11 yıldan beri kurumda personelin kafasında koz kıran bu şahıs kim dir? Bu cesareti nereden almaktadır? Arkasında kimler vardır? Psikologların asıl inceleme altına alması gereken personele zulmetmekten zevk alan bu hastalıklı ruh halidir.
Hayatının baharında yitip giden, geride kederli aileler ve boynu bükük evlatlar bırakan 7 günahsız insanın sorumlularını başka yerde aramaya gerek yok. TÜİK’in 11 yıllık personelle ilgili iş ve işlemleri incelendiğinde her şey ortaya çıkacaktır.
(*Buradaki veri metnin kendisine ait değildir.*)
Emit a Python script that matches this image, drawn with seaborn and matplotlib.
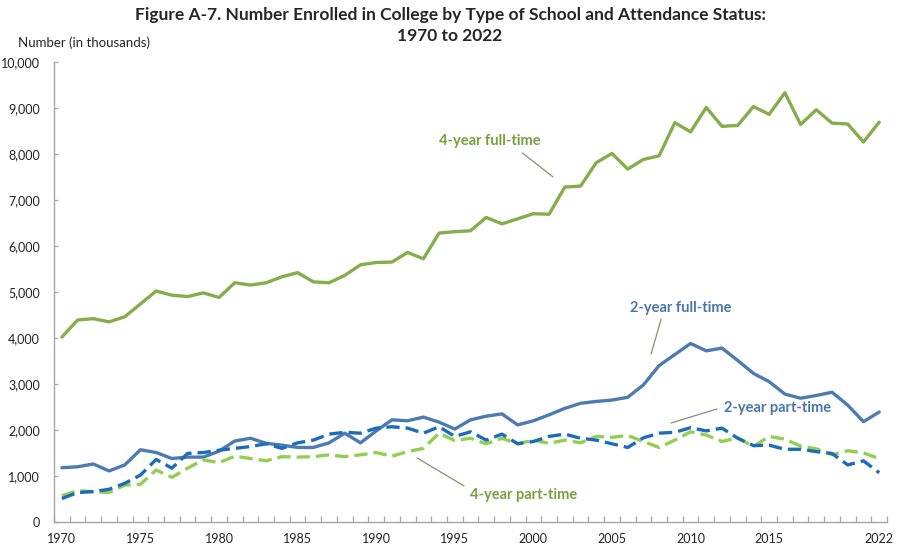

Bu işin üzeri örtülemez. Ölenlerin yakınlarına yardım toplamadan önce olaya sebebiyet verenlerin ortaya çıkarılması gerekir. TÜİK uygulamalarından mağdur olmuş birisi olarak ben de olayın takipçisi olacağım, sorumlular hakkında suç duyurusunda bulunacağım.11 yıldan beri kurumun haksız uygulamaları nedeniyle mağdur olan tüm arkadaşlarımızı da suç duyurusunda bulunmaya davet ediyorum.
Şimdilik yapılacak tek şey Kars’taki sorunu çözmede basiretsiz davrandığı anlaşılan, Kars’a sürgün ettiği bölge müdürünün huzursuzluk çıkaran şahsın Kars’tan alınması taleplerini dikkate almayan, atamadan sorumlu başkan yardımcısının açığa alınması ve hakkında soruşturma başlatılmasıdır.
Sayın Cumhurbaşkanımızın olaya ilgi göstermesi, Devlet denetleme kurulunu görevlendirmesi ve TBMM’nin olaya el koyması ile birlikte bu olayda sorumluluğu olanların adalet önünde hesap vereceklerine inanıyorum.